One Monday night a month, I gather all my energy to corral the chaos of my house by 6 so that I can make it to my writer’s group by 6:30. I strive to have dinner at least in process, have some sort of food in my bag, milk pumped and in the fridge, children not screaming, and plans laid out for my husband’s next hour and a half.
This past Monday, I was not too successful. Every room was an explosion of stuff: dishes in the sink, toys on the floor, laundry piled high on the couch. The meal I was planning to make consisted of ingredients sitting out but not-yet-mixed, an oven heated but not yet cooking, and two little boys crying for food. My husband rides his bike home from work 30 minutes and had left the office early to make it in time for me to leave. He’s exhausted and sweaty when he gets home and needs a couple of minutes to change his clothes, gather himself and shift from employee to Daddy. He needs transition.
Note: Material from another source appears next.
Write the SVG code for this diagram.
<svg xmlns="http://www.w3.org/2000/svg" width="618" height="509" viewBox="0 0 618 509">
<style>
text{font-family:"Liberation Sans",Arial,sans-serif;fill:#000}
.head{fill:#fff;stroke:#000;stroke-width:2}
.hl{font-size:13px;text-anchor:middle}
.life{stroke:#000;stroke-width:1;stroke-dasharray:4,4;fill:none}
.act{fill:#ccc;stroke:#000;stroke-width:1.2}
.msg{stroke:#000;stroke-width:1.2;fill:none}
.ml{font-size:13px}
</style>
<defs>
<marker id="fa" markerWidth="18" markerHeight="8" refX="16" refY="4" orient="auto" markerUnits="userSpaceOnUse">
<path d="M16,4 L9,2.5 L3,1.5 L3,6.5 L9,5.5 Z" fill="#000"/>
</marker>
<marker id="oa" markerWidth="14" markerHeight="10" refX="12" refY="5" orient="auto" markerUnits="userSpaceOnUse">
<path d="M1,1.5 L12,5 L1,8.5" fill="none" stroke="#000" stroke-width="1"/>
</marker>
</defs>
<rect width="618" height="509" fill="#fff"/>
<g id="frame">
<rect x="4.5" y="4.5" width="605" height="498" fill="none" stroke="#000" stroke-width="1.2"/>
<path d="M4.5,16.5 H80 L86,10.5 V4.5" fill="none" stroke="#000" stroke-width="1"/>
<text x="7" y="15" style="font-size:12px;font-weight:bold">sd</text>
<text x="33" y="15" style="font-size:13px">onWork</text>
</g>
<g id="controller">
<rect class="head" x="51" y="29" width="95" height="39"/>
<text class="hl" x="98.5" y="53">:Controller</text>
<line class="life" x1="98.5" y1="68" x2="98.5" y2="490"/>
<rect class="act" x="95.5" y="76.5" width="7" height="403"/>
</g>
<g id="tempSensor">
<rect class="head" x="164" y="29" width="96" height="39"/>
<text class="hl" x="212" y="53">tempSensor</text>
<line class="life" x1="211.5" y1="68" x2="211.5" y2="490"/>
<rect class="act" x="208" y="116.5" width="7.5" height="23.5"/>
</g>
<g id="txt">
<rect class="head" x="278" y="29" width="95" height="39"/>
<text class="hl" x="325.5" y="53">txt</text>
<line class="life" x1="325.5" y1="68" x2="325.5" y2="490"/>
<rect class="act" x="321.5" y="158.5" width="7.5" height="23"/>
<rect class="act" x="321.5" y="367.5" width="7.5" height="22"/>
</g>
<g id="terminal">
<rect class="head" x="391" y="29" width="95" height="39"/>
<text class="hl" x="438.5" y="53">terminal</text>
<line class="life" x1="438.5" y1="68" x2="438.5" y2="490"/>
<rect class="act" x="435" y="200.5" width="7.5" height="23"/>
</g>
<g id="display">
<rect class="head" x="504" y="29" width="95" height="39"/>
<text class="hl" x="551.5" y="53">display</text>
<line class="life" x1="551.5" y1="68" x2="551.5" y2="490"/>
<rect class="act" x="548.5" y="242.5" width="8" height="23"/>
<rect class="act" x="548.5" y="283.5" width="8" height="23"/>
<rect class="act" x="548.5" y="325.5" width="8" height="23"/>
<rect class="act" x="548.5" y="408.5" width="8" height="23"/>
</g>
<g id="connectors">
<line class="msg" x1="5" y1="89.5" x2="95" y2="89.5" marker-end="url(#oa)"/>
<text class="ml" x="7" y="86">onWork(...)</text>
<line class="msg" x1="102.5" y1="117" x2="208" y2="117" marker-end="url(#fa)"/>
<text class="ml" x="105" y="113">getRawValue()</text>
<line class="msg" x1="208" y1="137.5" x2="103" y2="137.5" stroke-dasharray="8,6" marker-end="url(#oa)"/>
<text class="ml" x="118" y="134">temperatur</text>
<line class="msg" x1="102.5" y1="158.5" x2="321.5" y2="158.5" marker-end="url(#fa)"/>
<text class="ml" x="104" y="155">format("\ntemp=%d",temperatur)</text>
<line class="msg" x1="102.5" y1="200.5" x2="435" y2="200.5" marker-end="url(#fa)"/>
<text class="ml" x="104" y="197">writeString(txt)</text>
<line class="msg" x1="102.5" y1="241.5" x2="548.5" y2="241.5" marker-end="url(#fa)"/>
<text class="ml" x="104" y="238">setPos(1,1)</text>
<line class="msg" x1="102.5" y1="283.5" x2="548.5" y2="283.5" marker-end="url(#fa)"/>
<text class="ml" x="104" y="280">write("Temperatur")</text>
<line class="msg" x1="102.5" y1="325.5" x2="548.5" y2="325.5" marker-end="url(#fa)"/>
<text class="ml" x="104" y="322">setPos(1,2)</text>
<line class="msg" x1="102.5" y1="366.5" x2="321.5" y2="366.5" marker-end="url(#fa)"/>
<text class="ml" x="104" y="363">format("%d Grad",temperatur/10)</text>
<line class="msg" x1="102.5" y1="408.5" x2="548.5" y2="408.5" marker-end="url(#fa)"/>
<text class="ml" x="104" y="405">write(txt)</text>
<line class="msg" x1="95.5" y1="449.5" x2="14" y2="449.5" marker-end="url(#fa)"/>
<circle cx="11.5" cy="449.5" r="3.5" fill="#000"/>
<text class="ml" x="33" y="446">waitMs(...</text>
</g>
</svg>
I was too chaotic to help in that front on Monday night. He arrived and I talked his ear off about the day for five minutes while I mixed my salad and packed my bag and reminded him about the milk and the food and the bedtimes and the need for baths and kissed my boys’ heads and kissed my husband and yelled “I love you people!” as I fluttered from the house, giddy.
I came home to a grumpy husband, who had faced a poop incident, a frustrating boy who didn’t want to go to sleep, a crying baby who is getting two teeth at the same time. Chris was out in the back yard picking up toys I’d carelessly allowed to be left in the grass. He was frustrated.
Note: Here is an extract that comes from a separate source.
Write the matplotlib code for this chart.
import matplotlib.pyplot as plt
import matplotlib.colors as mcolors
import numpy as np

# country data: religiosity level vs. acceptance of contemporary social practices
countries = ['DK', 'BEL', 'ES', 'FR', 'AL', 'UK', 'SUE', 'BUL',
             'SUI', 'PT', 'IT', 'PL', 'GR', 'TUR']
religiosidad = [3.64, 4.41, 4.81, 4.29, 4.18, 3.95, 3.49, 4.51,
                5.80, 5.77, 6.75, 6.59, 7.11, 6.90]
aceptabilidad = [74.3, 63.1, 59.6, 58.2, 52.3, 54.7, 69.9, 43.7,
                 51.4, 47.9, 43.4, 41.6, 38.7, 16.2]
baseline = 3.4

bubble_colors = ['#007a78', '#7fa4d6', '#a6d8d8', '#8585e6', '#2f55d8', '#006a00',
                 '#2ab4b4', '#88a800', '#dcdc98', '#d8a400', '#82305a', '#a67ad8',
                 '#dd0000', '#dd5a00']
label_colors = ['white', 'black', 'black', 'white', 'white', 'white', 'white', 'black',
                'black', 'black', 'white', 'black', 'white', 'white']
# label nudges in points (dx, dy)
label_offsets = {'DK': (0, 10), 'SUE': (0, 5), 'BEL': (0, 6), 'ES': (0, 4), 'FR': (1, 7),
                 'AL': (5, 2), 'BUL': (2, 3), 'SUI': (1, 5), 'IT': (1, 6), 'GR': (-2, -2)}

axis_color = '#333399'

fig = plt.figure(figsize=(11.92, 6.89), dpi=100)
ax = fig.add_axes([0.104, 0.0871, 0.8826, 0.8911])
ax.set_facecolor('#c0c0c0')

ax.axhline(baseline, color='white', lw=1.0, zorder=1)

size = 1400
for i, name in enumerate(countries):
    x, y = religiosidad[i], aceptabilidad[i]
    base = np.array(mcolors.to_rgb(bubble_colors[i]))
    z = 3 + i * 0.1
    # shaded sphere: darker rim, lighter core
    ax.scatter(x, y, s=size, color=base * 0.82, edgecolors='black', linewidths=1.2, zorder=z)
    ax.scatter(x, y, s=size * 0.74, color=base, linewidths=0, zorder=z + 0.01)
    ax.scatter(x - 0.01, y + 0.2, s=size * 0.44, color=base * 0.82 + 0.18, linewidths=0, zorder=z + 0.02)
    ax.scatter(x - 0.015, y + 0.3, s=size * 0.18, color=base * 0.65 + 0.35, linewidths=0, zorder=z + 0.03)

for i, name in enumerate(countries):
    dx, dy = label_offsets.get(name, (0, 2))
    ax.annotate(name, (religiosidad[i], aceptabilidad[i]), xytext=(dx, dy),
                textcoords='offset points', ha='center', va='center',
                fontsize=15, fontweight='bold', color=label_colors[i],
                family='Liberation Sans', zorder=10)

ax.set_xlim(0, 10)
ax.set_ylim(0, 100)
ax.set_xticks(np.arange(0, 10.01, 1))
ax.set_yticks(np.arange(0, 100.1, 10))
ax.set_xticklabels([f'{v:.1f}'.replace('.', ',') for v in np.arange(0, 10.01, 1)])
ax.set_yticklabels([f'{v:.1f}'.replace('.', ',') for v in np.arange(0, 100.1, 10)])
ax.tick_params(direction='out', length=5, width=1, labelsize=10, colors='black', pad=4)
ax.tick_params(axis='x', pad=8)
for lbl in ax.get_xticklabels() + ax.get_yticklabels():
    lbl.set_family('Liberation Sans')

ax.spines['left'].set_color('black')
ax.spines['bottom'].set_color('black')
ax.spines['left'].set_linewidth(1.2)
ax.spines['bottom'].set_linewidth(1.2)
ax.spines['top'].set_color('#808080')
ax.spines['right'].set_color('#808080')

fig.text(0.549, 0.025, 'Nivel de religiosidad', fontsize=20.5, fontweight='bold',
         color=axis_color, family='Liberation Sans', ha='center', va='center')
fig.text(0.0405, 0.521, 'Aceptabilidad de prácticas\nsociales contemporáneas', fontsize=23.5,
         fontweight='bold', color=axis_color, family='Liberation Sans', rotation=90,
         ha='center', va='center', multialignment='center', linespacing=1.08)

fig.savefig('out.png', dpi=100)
Last week I had a discussion with a friend who explained how she attempts to allow her four kids the Crazy from 3 to 5 in the afternoon, then calm them down, clean them up, and bring peace into the house by the time her husband comes home. Though her perspective of making home inviting for her husband is much more conservative than mine, I still felt a twinge of guilt.
Don’t get me wrong. I didn’t feel guilty because I believe my job is to be Donna Reed in my apron, stirring Mr. Hohorst a martini, roast in the oven, while I rub the difficult day at the office out of his feet, the children rosy faced and smiley on the floor staring up at him. I didn’t feel guilty because Chris’ job is so much harder than mine or because he does the “work” for the family. What I felt was an acknowledgement that space is important, that moving from one space to another is difficult and requires cushion.
As I’ve embraced the liturgy and begun to recognize our needs for times of celebration and ritual, for the acknowledgment of what is significant in our years and weeks and days, I’ve come to see that space is sacred. The physical helps us shape our reaction in the spiritual.Though our culture may stress moving quickly from work to the gym to home to social activity, I’ve beginning to think that the healthy spiritual response to stress is to transition slowly between spaces, to build room into our routines for making that shift.
I mentioned last Friday that I had the opportunity to listen to my new friend Christine talk about how she has instilled ritual into her family’s daily, weekly and yearly life. One of the things I was most taken with is that she has begun to practice “afternoon tea” with her elementary and early middle school aged kids, acknowledging that the transition from school to home is difficult, and that kids sometimes need a calm snack and a little bit of family cushion before embarking into the world of homework and extracurricular activities.
Do you remember coming home after school? The warmth of entering into that sort of safety, after the uncertainty of learning, of negotiating friendships, of struggling to understand math? Because my childhood was healthy and sweet, my memories of entering into home are comforting. I ate cookies and drank milk. I sat on the couch.
Transition is spiritual work and as a spiritual leader in my family, I have a responsibility to offer that transition with as much grace as possible. So, as much as I may want to wag my mouth at Chris and talk about how frustrating this day has been. As much as I may want to yell to the sound of the door opening, “You’re home! Somebody do something about this child!” my responsibility is for Chris’ spiritual health. I want him to come into our family space with joy. So, I want to be a friend to him. I want to offer him the same sort of grace that God gives me: a moment for rest, for quietness, for renewal; a moment to take off the work clothes and all that they represent: every frustrating conversation, every stressful deadline, and allow him to walk into our chaos with a willingness to tickle and laugh and tell stories and correct with love.
And in order to offer sacred space, I must learn to offer grace. Not Donna Reed style, but Jesus style. Not by offering the roast but offering my rights, my selfish demands, my need to have my work justified. And in doing so, I may just create a home in which everybody else offers me grace as well.